Mais c'est intéressant.

(silence)

Mais vraiment, il y a quelque chose de radical qui s'est produit, en ce sens que... j'ai essayé une fois, pour me rendre compte si je pouvais (il m'a été dit de ne pas essayer, ce qui était sage, et je n'ai pas réussi): je ne peux pas revenir à la vieille relation, c'est impossible.

Ce qui revient, c'est toute la formation d'organisation de ce qu'on appelle les objets, de l'ensemble de substance matérielle qui faisait l'entourage de ce corps – ça, ça revient, avec des petits changements (tout cela, sans passer par la tête; la tête n'y est pour rien du tout).
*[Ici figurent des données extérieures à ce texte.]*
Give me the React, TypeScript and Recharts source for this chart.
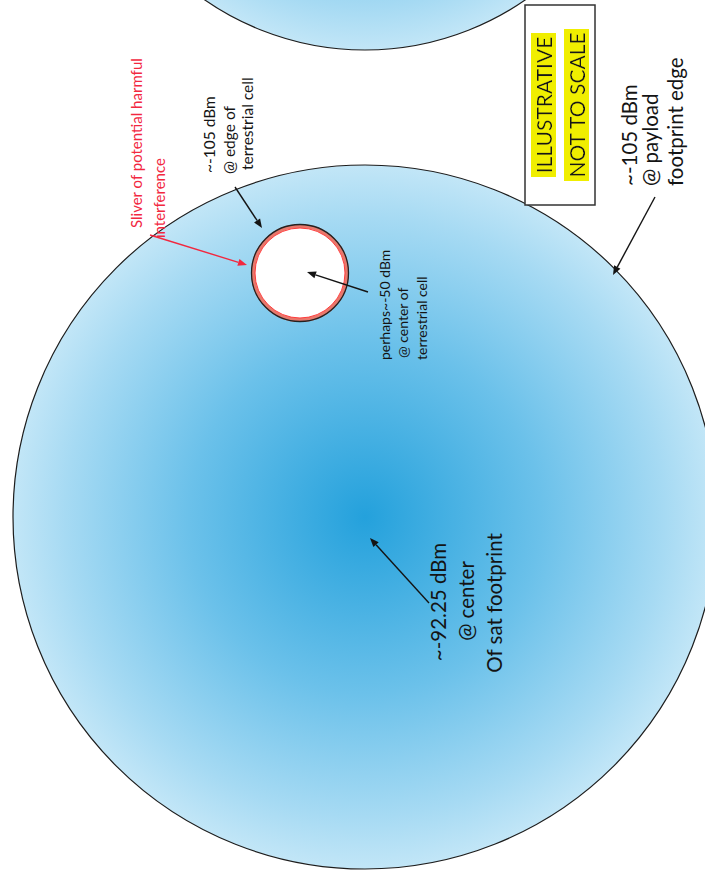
import React from "react";
import {
  ComposedChart,
  XAxis,
  YAxis,
  ReferenceDot,
  ReferenceLine,
  ReferenceArea,
} from "recharts";

const W = 705;
const H = 875;
const FONT = "Lato, 'Open Sans', sans-serif";
const RED = "#f2283f";
const INK = "#141414";

// signal levels from the sketch (dBm)
const payloadEdgeDbm = -105;
const terrestrialEdgeDbm = -105;
const terrestrialCenterDbm = -50;
const satCenterDbm = -92.25;

// text blocks, one entry per line
const sliverNote = ["Sliver of potential harmful", "interference"];
const terrestrialEdgeNote = [`~${terrestrialEdgeDbm} dBm`, "@ edge of", "terrestrial cell"];
const terrestrialCenterNote = [`perhaps~${terrestrialCenterDbm} dBm`, "@ center of", "terrestrial cell"];
const satCenterNote = [`~${satCenterDbm} dBm`, "@ center", "Of sat footprint"];
const payloadEdgeNote = [`~${payloadEdgeDbm} dBm`, "@ payload", "footprint edge"];
const disclaimer = ["ILLUSTRATIVE", "NOT TO SCALE"];

// layout (diagram units == px)
const footprints = [
  { id: "neighbour", x: 365, y: -231, r: 281 },
  { id: "main", x: 365, y: 517, r: 352 },
];
const terrestrialCell = { x: 300, y: 273, r: 48 };

const arrows = [
  { x1: 235, y1: 187, x2: 262, y2: 228, color: INK },
  { x1: 150, y1: 235, x2: 247, y2: 265, color: RED },
  { x1: 368, y1: 292, x2: 307, y2: 272, color: INK },
  { x1: 429, y1: 603, x2: 370, y2: 538, color: INK },
  { x1: 655, y1: 197, x2: 613, y2: 275, color: INK },
];

type Block = {
  lines: string[];
  xs: number[];
  ys: number[];
  size: number;
  color: string;
  anchor: "start" | "middle";
  highlight?: boolean;
};

const blocks: Block[] = [
  { lines: sliverNote, xs: [142, 165], ys: [228, 238], size: 15, color: RED, anchor: "start" },
  { lines: terrestrialEdgeNote, xs: [215, 235, 253], ys: [173, 174, 170], size: 15.5, color: INK, anchor: "start" },
  { lines: terrestrialCenterNote, xs: [390, 408, 427], ys: [360, 358, 360], size: 14, color: INK, anchor: "start" },
  { lines: satCenterNote, xs: [446, 474, 502], ys: [602, 601, 603], size: 20.5, color: INK, anchor: "middle" },
  { lines: payloadEdgeNote, xs: [637, 658, 683], ys: [186, 186, 186], size: 20.5, color: INK, anchor: "start" },
  { lines: disclaimer, xs: [552, 585], ys: [105, 105], size: 21, color: INK, anchor: "middle", highlight: true },
];

const box = { x1: 525, x2: 595, y1: 5, y2: 205 };

function Footprint(props: any) {
  const { x, y, width, height, gid } = props;
  const cx = x + width / 2;
  const cy = y + height / 2;
  const r = width / 2;
  return (
    <g>
      <defs>
        <radialGradient id={gid} cx="50%" cy="50%" r="50%">
          <stop offset="0%" stopColor="#24a1dc" />
          <stop offset="50%" stopColor="#6bc1ea" />
          <stop offset="85%" stopColor="#a6daf3" />
          <stop offset="100%" stopColor="#c2e6f7" />
        </radialGradient>
      </defs>
      <circle cx={cx} cy={cy} r={r} fill={`url(#${gid})`} stroke="#1d1d1d" strokeWidth={1.2} />
    </g>
  );
}

function CellShape(props: any) {
  const { x, y, width, height } = props;
  const cx = x + width / 2;
  const cy = y + height / 2;
  const r = width / 2;
  return (
    <g>
      <circle cx={cx} cy={cy} r={r - 1} fill="#ffffff" stroke="#e8786c" strokeWidth={4} />
      <circle cx={cx} cy={cy} r={r - 3} fill="none" stroke="#ff3b3b" strokeWidth={1} />
      <circle cx={cx} cy={cy} r={r + 0.5} fill="none" stroke="#222" strokeWidth={1.3} />
    </g>
  );
}

function ArrowShape(props: any) {
  const { x1, y1, x2, y2, color } = props;
  const a = Math.atan2(y2 - y1, x2 - x1);
  const len = 9;
  const half = 3.6;
  const bx = x2 - len * Math.cos(a);
  const by = y2 - len * Math.sin(a);
  const px = -Math.sin(a) * half;
  const py = Math.cos(a) * half;
  return (
    <g>
      <line x1={x1} y1={y1} x2={bx} y2={by} stroke={color} strokeWidth={1.4} />
      <polygon points={`${x2},${y2} ${bx + px},${by + py} ${bx - px},${by - py}`} fill={color} />
    </g>
  );
}

function TextShape(props: any) {
  const { cx, cy, text, size, color, anchor, highlight } = props;
  return (
    <text
      x={cx}
      y={cy}
      transform={`rotate(-90 ${cx} ${cy})`}
      fontFamily={FONT}
      fontSize={size}
      fill={color}
      textAnchor={anchor}
      filter={highlight ? "url(#hl)" : undefined}
    >
      {text}
    </text>
  );
}

function BoxShape(props: any) {
  const { x, y, width, height } = props;
  return (
    <g>
      <defs>
        <filter id="hl" x="-0.02" y="0.02" width="1.04" height="0.98">
          <feFlood floodColor="#f0ee00" />
          <feComposite in="SourceGraphic" operator="over" />
        </filter>
      </defs>
      <rect x={x} y={y} width={width} height={height} fill="#fff" stroke="#333" strokeWidth={1.5} />
    </g>
  );
}

export default function App() {
  return (
    <div style={{ position: "absolute", left: 0, top: 0, background: "#fff" }}>
      <ComposedChart width={W} height={H} margin={{ top: 0, right: 0, bottom: 0, left: 0 }}>
        <XAxis type="number" dataKey="x" domain={[0, W]} hide allowDataOverflow />
        <YAxis type="number" dataKey="y" domain={[0, H]} reversed hide allowDataOverflow />

        {footprints.map((f) => (
          <ReferenceArea
            key={f.id}
            x1={f.x - f.r}
            x2={f.x + f.r}
            y1={f.y - f.r}
            y2={f.y + f.r}
            ifOverflow="visible"
            shape={(p: any) => <Footprint {...p} gid={`grad-${f.id}`} />}
          />
        ))}

        <ReferenceArea
          x1={terrestrialCell.x - terrestrialCell.r}
          x2={terrestrialCell.x + terrestrialCell.r}
          y1={terrestrialCell.y - terrestrialCell.r}
          y2={terrestrialCell.y + terrestrialCell.r}
          shape={(p: any) => <CellShape {...p} />}
        />

        <ReferenceArea
          x1={box.x1}
          x2={box.x2}
          y1={box.y1}
          y2={box.y2}
          shape={(p: any) => <BoxShape {...p} />}
        />

        {arrows.map((a, i) => (
          <ReferenceLine
            key={`arrow-${i}`}
            segment={[
              { x: a.x1, y: a.y1 },
              { x: a.x2, y: a.y2 },
            ]}
            shape={(p: any) => <ArrowShape {...p} color={a.color} />}
          />
        ))}

        {blocks.flatMap((b, bi) =>
          b.lines.map((line, li) => (
            <ReferenceDot
              key={`t-${bi}-${li}`}
              x={b.xs[li]}
              y={b.ys[li]}
              r={1}
              shape={(p: any) => (
                <TextShape
                  {...p}
                  text={line}
                  size={b.size}
                  color={b.color}
                  anchor={b.anchor}
                  highlight={b.highlight}
                />
              )}
            />
          ))
        )}
      </ComposedChart>
    </div>
  );
}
C'est une sorte de formation qui se reconcrétise pour l'organisation extérieure de la vie. La vieille relation n'existe plus – du tout.

(silence)

Pendant un temps, on peut dire vraiment que le corps était sorti de ma conscience – tout à fait. Ce n'était pas moi qui était sortie de mon corps, c'était le corps qui était sorti de la conscience.

Voilà.

J'espère que tu pourras t'en tirer parce que c'est la première fois que j'explique cette chose. En fait, c'est la première fois que je la regarde. Et c'est intéressant. C'est un phénomène intéressant.